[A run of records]
══════════════════════════════
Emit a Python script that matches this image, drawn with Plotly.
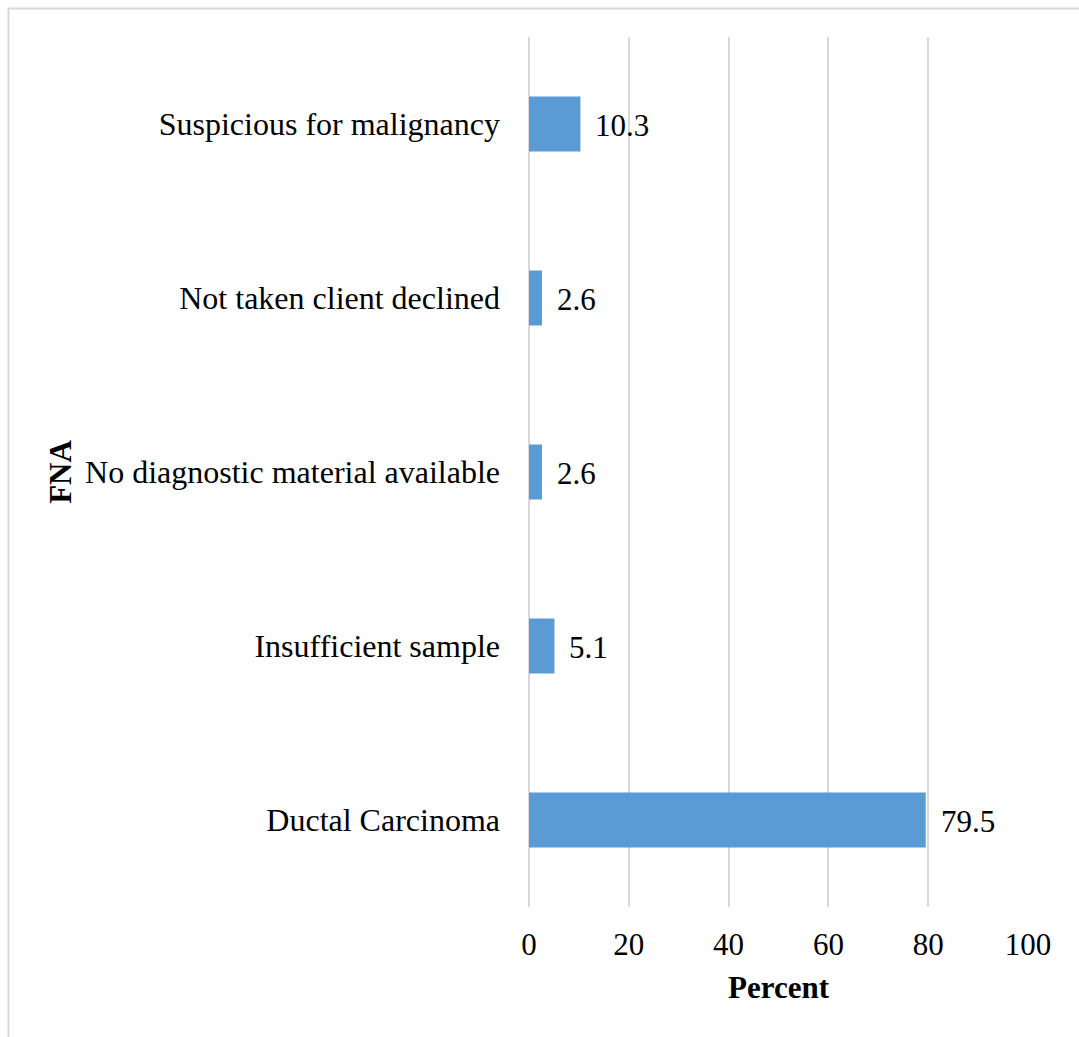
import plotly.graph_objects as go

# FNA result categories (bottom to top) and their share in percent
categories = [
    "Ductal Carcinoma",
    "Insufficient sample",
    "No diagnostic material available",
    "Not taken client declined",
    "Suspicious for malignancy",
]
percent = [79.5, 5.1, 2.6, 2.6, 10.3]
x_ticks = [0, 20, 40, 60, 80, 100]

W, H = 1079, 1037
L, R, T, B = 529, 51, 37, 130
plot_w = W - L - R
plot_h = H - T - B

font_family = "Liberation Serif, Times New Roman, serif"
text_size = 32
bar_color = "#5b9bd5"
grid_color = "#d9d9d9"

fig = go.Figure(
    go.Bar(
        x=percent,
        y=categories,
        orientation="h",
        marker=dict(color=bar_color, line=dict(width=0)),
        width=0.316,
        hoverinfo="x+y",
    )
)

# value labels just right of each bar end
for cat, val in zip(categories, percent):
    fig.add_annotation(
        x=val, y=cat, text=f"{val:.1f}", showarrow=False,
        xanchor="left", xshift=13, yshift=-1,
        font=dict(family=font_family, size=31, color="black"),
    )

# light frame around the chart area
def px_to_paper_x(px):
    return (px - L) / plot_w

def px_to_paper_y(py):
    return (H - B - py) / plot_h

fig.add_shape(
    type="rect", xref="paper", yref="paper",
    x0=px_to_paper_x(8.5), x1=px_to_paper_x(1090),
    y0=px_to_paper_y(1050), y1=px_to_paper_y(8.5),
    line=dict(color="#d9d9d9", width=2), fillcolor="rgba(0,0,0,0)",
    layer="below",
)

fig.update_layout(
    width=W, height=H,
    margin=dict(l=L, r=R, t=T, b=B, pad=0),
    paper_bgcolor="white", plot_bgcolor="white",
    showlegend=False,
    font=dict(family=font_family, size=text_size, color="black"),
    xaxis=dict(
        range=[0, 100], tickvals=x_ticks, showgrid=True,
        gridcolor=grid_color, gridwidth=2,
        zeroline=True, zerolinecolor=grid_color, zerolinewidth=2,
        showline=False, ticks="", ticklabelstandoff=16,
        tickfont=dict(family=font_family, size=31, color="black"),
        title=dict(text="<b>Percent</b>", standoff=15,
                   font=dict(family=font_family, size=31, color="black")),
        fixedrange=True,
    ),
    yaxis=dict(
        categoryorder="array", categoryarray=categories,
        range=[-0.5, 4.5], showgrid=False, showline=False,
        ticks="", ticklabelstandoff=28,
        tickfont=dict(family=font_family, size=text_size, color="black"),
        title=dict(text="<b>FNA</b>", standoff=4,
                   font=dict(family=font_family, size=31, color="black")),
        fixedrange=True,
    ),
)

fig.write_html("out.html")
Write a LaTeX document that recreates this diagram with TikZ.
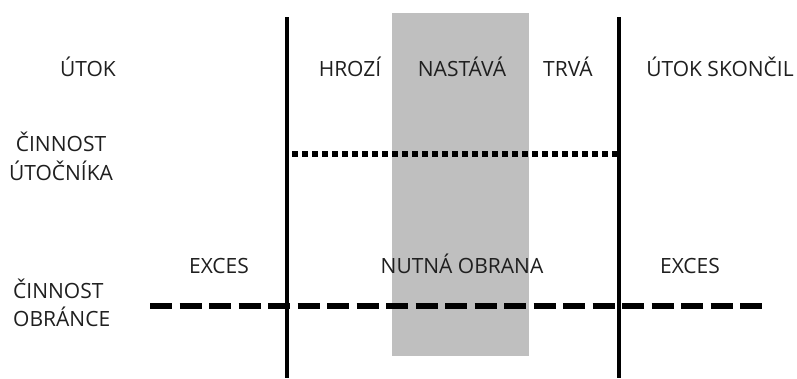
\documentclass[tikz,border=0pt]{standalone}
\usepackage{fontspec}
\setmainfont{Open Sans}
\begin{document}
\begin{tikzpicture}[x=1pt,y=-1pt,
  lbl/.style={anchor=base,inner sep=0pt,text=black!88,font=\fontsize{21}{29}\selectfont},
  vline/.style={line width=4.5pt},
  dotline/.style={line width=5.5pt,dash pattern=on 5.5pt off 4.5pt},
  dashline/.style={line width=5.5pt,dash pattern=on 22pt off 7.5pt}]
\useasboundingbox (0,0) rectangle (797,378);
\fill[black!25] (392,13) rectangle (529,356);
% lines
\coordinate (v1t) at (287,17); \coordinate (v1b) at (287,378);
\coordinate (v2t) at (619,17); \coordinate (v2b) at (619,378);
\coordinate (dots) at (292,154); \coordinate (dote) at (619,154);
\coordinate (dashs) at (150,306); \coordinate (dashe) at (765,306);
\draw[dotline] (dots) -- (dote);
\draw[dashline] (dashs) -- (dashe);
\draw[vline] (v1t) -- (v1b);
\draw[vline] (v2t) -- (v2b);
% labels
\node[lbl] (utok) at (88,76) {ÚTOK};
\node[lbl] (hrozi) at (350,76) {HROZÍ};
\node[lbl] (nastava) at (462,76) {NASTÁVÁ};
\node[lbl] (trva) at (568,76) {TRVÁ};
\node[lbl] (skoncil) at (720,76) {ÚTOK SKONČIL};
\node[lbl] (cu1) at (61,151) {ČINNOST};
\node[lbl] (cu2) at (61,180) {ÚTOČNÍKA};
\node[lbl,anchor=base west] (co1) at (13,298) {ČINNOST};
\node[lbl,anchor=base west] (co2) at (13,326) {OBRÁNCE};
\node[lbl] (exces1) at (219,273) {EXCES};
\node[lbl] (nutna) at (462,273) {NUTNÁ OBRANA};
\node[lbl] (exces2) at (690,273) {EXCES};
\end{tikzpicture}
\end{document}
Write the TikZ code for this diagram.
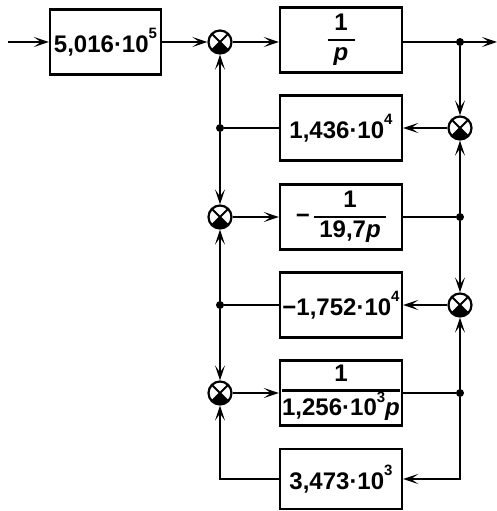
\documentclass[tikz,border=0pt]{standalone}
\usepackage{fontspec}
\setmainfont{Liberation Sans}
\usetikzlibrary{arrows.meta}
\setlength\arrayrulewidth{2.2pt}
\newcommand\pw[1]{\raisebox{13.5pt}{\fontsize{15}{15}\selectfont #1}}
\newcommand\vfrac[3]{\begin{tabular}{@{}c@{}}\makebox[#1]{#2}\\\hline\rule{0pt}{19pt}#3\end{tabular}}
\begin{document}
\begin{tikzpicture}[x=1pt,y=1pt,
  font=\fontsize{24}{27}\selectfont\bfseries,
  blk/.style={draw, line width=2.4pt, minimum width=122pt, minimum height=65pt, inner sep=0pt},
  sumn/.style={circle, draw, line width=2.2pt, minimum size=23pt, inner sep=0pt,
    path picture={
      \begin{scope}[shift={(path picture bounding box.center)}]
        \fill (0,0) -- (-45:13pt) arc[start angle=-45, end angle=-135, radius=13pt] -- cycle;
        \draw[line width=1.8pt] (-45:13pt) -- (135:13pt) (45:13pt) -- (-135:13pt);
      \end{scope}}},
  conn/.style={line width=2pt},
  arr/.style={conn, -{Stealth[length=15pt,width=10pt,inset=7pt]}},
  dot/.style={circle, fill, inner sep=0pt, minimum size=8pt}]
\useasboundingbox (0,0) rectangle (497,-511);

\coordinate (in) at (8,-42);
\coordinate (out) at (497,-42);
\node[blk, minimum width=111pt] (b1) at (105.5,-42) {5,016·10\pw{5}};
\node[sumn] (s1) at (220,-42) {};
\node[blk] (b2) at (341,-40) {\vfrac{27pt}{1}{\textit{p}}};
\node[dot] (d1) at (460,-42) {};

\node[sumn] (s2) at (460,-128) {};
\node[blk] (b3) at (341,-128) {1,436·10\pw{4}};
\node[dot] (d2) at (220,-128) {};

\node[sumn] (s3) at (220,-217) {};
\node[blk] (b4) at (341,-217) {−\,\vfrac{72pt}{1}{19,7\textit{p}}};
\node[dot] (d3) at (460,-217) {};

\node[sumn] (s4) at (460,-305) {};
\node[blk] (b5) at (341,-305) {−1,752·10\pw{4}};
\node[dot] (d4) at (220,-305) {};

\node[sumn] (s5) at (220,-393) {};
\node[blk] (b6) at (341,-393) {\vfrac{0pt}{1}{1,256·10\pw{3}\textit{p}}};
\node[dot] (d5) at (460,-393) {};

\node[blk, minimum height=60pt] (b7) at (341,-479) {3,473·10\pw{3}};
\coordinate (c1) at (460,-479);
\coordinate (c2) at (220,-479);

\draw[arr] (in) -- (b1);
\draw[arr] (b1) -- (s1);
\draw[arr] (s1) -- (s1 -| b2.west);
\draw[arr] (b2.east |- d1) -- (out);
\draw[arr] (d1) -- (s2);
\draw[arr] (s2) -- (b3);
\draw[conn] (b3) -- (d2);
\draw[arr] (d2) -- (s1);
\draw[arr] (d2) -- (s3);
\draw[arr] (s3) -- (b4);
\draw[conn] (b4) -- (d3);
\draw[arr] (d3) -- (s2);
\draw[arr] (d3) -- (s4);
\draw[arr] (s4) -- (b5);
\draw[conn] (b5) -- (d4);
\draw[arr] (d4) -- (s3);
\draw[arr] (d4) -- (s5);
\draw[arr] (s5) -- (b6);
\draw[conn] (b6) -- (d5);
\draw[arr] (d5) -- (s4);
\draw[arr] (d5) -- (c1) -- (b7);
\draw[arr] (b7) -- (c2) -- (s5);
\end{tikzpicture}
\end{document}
══════════════════════════════
__TO DO__. Within the listing above, find every line containing the string "that" and return it.

__EXERCISE ANSWER__.
Emit a Python script that matches this image, drawn with Plotly.
Write a LaTeX document that recreates this diagram with TikZ.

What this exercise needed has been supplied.